## WORK TO BE COMPLETED
Copy exactly, leaving out every image, the lines from the one with "Rebuild this chart" through the one with "-3, -2, -1, 0, 1];", inclusive.

Charts and diagrams as code
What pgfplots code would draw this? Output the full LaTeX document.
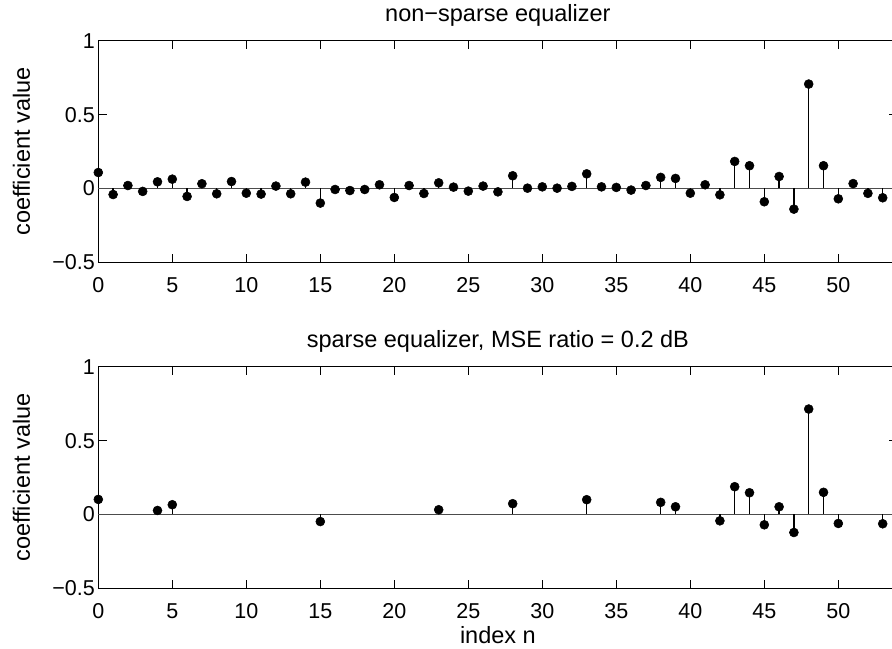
\documentclass[border=0pt]{standalone}
\usepackage{fontspec}
\setmainfont{Liberation Sans}
\usepackage{pgfplots}
\pgfplotsset{compat=1.18}
\newcommand\lblfont{\fontsize{23.5bp}{28bp}\selectfont}
\newcommand\tckfont{\fontsize{21.5bp}{25bp}\selectfont}
\pgfplotsset{
  stemax/.style={
    scale only axis, width=799.2bp, height=221.5bp,
    xmin=0, xmax=54, ymin=-0.5, ymax=1,
    xtick={0,5,...,50}, ytick={-0.5,0,0.5,1},
    yticklabels={−0.5,0,0.5,1},
    tick align=inside, major tick length=8.5bp,
    xtick pos=both, ytick pos=both,
    xticklabel pos=lower, yticklabel pos=left,
    axis line style={line width=1.1bp, black},
    tick style={line width=1bp, black},
    /pgf/number format/assume math mode=true,
    tick label style={font=\tckfont},
    xticklabel style={anchor=base, yshift=-30bp},
    clip=false,
    every axis title/.style={at={(axis description cs:0.5,1.087)}, anchor=base, font=\lblfont},
    every axis y label/.style={at={(axis description cs:-0.0855,0.5)}, anchor=base, rotate=90, font=\lblfont},
    every axis x label/.style={at={(axis description cs:0.5,-0.248)}, anchor=base, font=\lblfont},
  },
  stem/.style={ycomb, black, line width=1.25bp, mark=*, mark size=4.5bp, mark options={fill=black, solid, line width=0.5bp}},
  base/.style={black!70, line width=1.1bp, forget plot, mark=none},
}
\pgfplotstableread{
n y
0 0.108
1 -0.041
2 0.020
3 -0.020
4 0.045
5 0.063
6 -0.054
7 0.032
8 -0.036
9 0.047
10 -0.032
11 -0.038
12 0.016
13 -0.036
14 0.043
15 -0.099
16 -0.007
17 -0.014
18 -0.007
19 0.025
20 -0.061
21 0.020
22 -0.034
23 0.038
24 0.009
25 -0.018
26 0.016
27 -0.023
28 0.086
29 0.002
30 0.011
31 0.002
32 0.014
33 0.099
34 0.011
35 0.007
36 -0.011
37 0.020
38 0.075
39 0.068
40 -0.032
41 0.025
42 -0.043
43 0.183
44 0.154
45 -0.090
46 0.081
47 -0.140
48 0.707
49 0.154
50 -0.070
51 0.033
52 -0.033
53 -0.063
}\nonsparse
\pgfplotstableread{
n y
0 0.102
4 0.027
5 0.066
15 -0.048
23 0.032
28 0.073
33 0.100
38 0.082
39 0.052
42 -0.043
43 0.188
44 0.147
45 -0.070
46 0.052
47 -0.122
48 0.714
49 0.150
50 -0.061
53 -0.063
}\sparse
\begin{document}
\begin{tikzpicture}
\begin{axis}[stemax, at={(98.3bp,386.7bp)}, anchor=south west,
  title={non−sparse equalizer}, ylabel={coefficient value}]
\addplot[base] coordinates {(0,0) (54,0)};
\addplot[stem] table[x=n, y=y] {\nonsparse};
\end{axis}
\begin{axis}[stemax, at={(98.3bp,60.7bp)}, anchor=south west,
  title={sparse equalizer, MSE ratio = 0.2 dB}, ylabel={coefficient value}, xlabel={index n}]
\addplot[base] coordinates {(0,0) (54,0)};
\addplot[stem] table[x=n, y=y] {\sparse};
\end{axis}
\pgfresetboundingbox
\path[use as bounding box] (0,0) rectangle (892bp,649bp);
\end{tikzpicture}
\end{document}
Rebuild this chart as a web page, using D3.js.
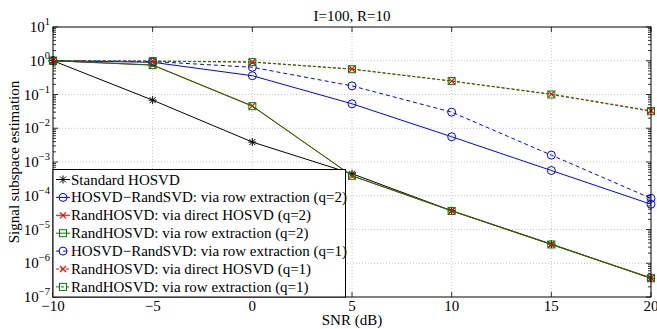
<!DOCTYPE html>
<html>
<head>
<meta charset="utf-8">
<script src="https://cdn.jsdelivr.net/npm/d3@7"></script>
<style>
  body { margin: 0; background: #fff; }
  svg { display: block; }
  text { font-family: "Liberation Serif", "DejaVu Serif", serif; fill: #000; }
</style>
</head>
<body>
<div id="chart"></div>
<script>
// values
var snr = [-10, -5, 0, 5, 10, 15, 20];
var stdHosvd  = [1, 0.068, 0.0039, 4.5e-4, 3.6e-5, 3.7e-6, 3.6e-7];
var rsvdQ2    = [1, 0.90, 0.36, 0.053, 0.0056, 5.6e-4, 5.6e-5];
var directQ2  = [1, 0.75, 0.046, 3.9e-4, 3.6e-5, 3.6e-6, 3.7e-7];
var rowQ2     = [1, 0.74, 0.045, 3.9e-4, 3.55e-5, 3.6e-6, 3.6e-7];
var rsvdQ1    = [1, 0.95, 0.64, 0.18, 0.030, 1.6e-3, 8.4e-5];
var directQ1  = [1, 0.98, 0.92, 0.57, 0.25, 0.103, 0.033];
var rowQ1     = [1, 0.97, 0.91, 0.56, 0.25, 0.100, 0.032];

var legendLabels = [
  "Standard HOSVD",
  "HOSVD\u2212RandSVD: via row extraction (q=2)",
  "RandHOSVD: via direct HOSVD (q=2)",
  "RandHOSVD: via row extraction (q=2)",
  "HOSVD\u2212RandSVD: via row extraction (q=1)",
  "RandHOSVD: via direct HOSVD (q=1)",
  "RandHOSVD: via row extraction (q=1)"
];
var xTicks = [-10, -5, 0, 5, 10, 15, 20];
var yExponents = [-7, -6, -5, -4, -3, -2, -1, 0, 1];

var series = [
  {vals: stdHosvd, color: "#000", dash: null, marker: "star"},
  {vals: rsvdQ2, color: "#0000ff", dash: null, marker: "circle"},
  {vals: directQ2, color: "#ff0000", dash: null, marker: "x"},
  {vals: rowQ2, color: "#008000", dash: null, marker: "square"},
  {vals: rsvdQ1, color: "#0000ff", dash: "4,3", marker: "circle"},
  {vals: directQ1, color: "#ff0000", dash: "3,2", marker: "x"},
  {vals: rowQ1, color: "#008000", dash: "3,2", marker: "square"}
];

var W = 657, H = 329;
var margin = {top: 27, right: 6, bottom: 32, left: 53};
var width = W - margin.left - margin.right,
    height = H - margin.top - margin.bottom;
var fs = "15px";

var svg = d3.select("#chart").append("svg")
  .attr("width", W).attr("height", H);
svg.append("rect").attr("width", W).attr("height", H).attr("fill", "#fff");

var g = svg.append("g")
  .attr("transform", "translate(" + margin.left + "," + margin.top + ")");

var x = d3.scaleLinear().domain([-10, 20]).range([0, width]);
var y = d3.scaleLog().domain([1e-7, 10]).range([height, 0]);

// grid
g.append("g").selectAll("line").data(xTicks.slice(1, -1)).join("line")
  .attr("x1", d => x(d)).attr("x2", d => x(d))
  .attr("y1", 0).attr("y2", height)
  .attr("stroke", "#c8c8c8").attr("stroke-dasharray", "1,2");
g.append("g").selectAll("line").data(yExponents.slice(1, -1)).join("line")
  .attr("x1", 0).attr("x2", width)
  .attr("y1", d => y(Math.pow(10, d))).attr("y2", d => y(Math.pow(10, d)))
  .attr("stroke", "#c8c8c8").attr("stroke-dasharray", "1,2");

// minor + major ticks on log axis, both sides, pointing inward
var minor = [];
yExponents.slice(0, -1).forEach(function(e) {
  for (var m = 2; m <= 9; m++) minor.push(m * Math.pow(10, e));
});
[0, width].forEach(function(xp, i) {
  var dir = i === 0 ? 1 : -1;
  g.append("g").selectAll("line").data(minor).join("line")
    .attr("x1", xp).attr("x2", xp + dir * 3)
    .attr("y1", d => y(d)).attr("y2", d => y(d))
    .attr("stroke", "#000").attr("stroke-width", 0.8);
  g.append("g").selectAll("line").data(yExponents).join("line")
    .attr("x1", xp).attr("x2", xp + dir * 5)
    .attr("y1", d => y(Math.pow(10, d))).attr("y2", d => y(Math.pow(10, d)))
    .attr("stroke", "#000").attr("stroke-width", 0.8);
});
[0, height].forEach(function(yp, i) {
  var dir = i === 0 ? 1 : -1;
  g.append("g").selectAll("line").data(xTicks).join("line")
    .attr("x1", d => x(d)).attr("x2", d => x(d))
    .attr("y1", yp).attr("y2", yp + dir * 5)
    .attr("stroke", "#000").attr("stroke-width", 0.8);
});

// y tick labels 10^k
var yl = g.append("g").selectAll("text").data(yExponents).join("text")
  .attr("x", -3).attr("y", d => y(Math.pow(10, d)) + 5)
  .attr("text-anchor", "end").style("font-size", fs);
yl.append("tspan").text("10");
yl.append("tspan").attr("dy", -7).style("font-size", "10.5px")
  .text(d => d < 0 ? "\u2212" + (-d) : d);

// x tick labels
g.append("g").selectAll("text").data(xTicks).join("text")
  .attr("x", d => x(d)).attr("y", height + 14)
  .attr("text-anchor", "middle").style("font-size", fs)
  .text(d => d < 0 ? "\u2212" + (-d) : d);

// lines and markers
var line = d3.line().x((d, i) => x(snr[i])).y(d => y(d));

function drawMarker(sel, type, color) {
  if (type === "circle") {
    sel.append("circle").attr("r", 4).attr("fill", "none").attr("stroke", color);
  } else if (type === "square") {
    sel.append("rect").attr("x", -3.5).attr("y", -3.5).attr("width", 7).attr("height", 7)
      .attr("fill", "none").attr("stroke", color);
  } else if (type === "x") {
    sel.append("path").attr("d", "M-3,-3L3,3M-3,3L3,-3").attr("stroke", color).attr("stroke-width", 1.2);
  } else if (type === "star") {
    sel.append("path").attr("d", "M-4,0L4,0M0,-4L0,4M-3,-3L3,3M-3,3L3,-3")
      .attr("stroke", color).attr("stroke-width", 1);
  }
}

series.forEach(function(s) {
  g.append("path").datum(s.vals)
    .attr("fill", "none").attr("stroke", s.color).attr("stroke-width", 1)
    .attr("stroke-dasharray", s.dash)
    .attr("d", line);
  g.append("g").selectAll("g").data(s.vals).join("g")
    .attr("transform", (d, i) => "translate(" + x(snr[i]) + "," + y(d) + ")")
    .each(function() { drawMarker(d3.select(this), s.marker, s.color); });
});

// frame
g.append("rect").attr("width", width).attr("height", height)
  .attr("fill", "none").attr("stroke", "#000").attr("stroke-width", 1);

// legend
var lg = g.append("g").attr("transform", "translate(0," + (height - 127.5) + ")");
lg.append("rect").attr("width", 292.5).attr("height", 127.5)
  .attr("fill", "#fff").attr("stroke", "#000").attr("stroke-width", 1);
var item = lg.selectAll("g.item").data(series).join("g").attr("class", "item")
  .attr("transform", (d, i) => "translate(0," + (10 + i * 17.9) + ")");
item.append("line").attr("x1", 3).attr("x2", 17)
  .attr("stroke", d => d.color).attr("stroke-dasharray", d => d.dash);
item.each(function(d) {
  var m = d3.select(this).append("g").attr("transform", "translate(10,0)");
  drawMarker(m, d.marker, d.color);
});
item.append("text").attr("x", 18).attr("y", 5).style("font-size", fs)
  .text((d, i) => legendLabels[i]);

// titles
svg.append("text").attr("x", margin.left + width / 2).attr("y", 20.5)
  .attr("text-anchor", "middle").style("font-size", fs).text("I=100, R=10");
svg.append("text").attr("x", margin.left + width / 2).attr("y", 325)
  .attr("text-anchor", "middle").style("font-size", fs).text("SNR (dB)");
svg.append("text").attr("transform", "translate(19," + (margin.top + height / 2) + ") rotate(-90)")
  .attr("text-anchor", "middle").style("font-size", fs).text("Signal subspace estimation");
</script>
</body>
</html>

## ANSWER TO THE PROBLEM
Rebuild this chart as a web page, using D3.js.
<!DOCTYPE html>
<html>
<head>
<meta charset="utf-8">
<script src="https://cdn.jsdelivr.net/npm/d3@7"></script>
<style>
  body { margin: 0; background: #fff; }
  svg { display: block; }
  text { font-family: "Liberation Serif", "DejaVu Serif", serif; fill: #000; }
</style>
</head>
<body>
<div id="chart"></div>
<script>
// values
var snr = [-10, -5, 0, 5, 10, 15, 20];
var stdHosvd  = [1, 0.068, 0.0039, 4.5e-4, 3.6e-5, 3.7e-6, 3.6e-7];
var rsvdQ2    = [1, 0.90, 0.36, 0.053, 0.0056, 5.6e-4, 5.6e-5];
var directQ2  = [1, 0.75, 0.046, 3.9e-4, 3.6e-5, 3.6e-6, 3.7e-7];
var rowQ2     = [1, 0.74, 0.045, 3.9e-4, 3.55e-5, 3.6e-6, 3.6e-7];
var rsvdQ1    = [1, 0.95, 0.64, 0.18, 0.030, 1.6e-3, 8.4e-5];
var directQ1  = [1, 0.98, 0.92, 0.57, 0.25, 0.103, 0.033];
var rowQ1     = [1, 0.97, 0.91, 0.56, 0.25, 0.100, 0.032];

var legendLabels = [
  "Standard HOSVD",
  "HOSVD\u2212RandSVD: via row extraction (q=2)",
  "RandHOSVD: via direct HOSVD (q=2)",
  "RandHOSVD: via row extraction (q=2)",
  "HOSVD\u2212RandSVD: via row extraction (q=1)",
  "RandHOSVD: via direct HOSVD (q=1)",
  "RandHOSVD: via row extraction (q=1)"
];
var xTicks = [-10, -5, 0, 5, 10, 15, 20];
var yExponents = [-7, -6, -5, -4, -3, -2, -1, 0, 1];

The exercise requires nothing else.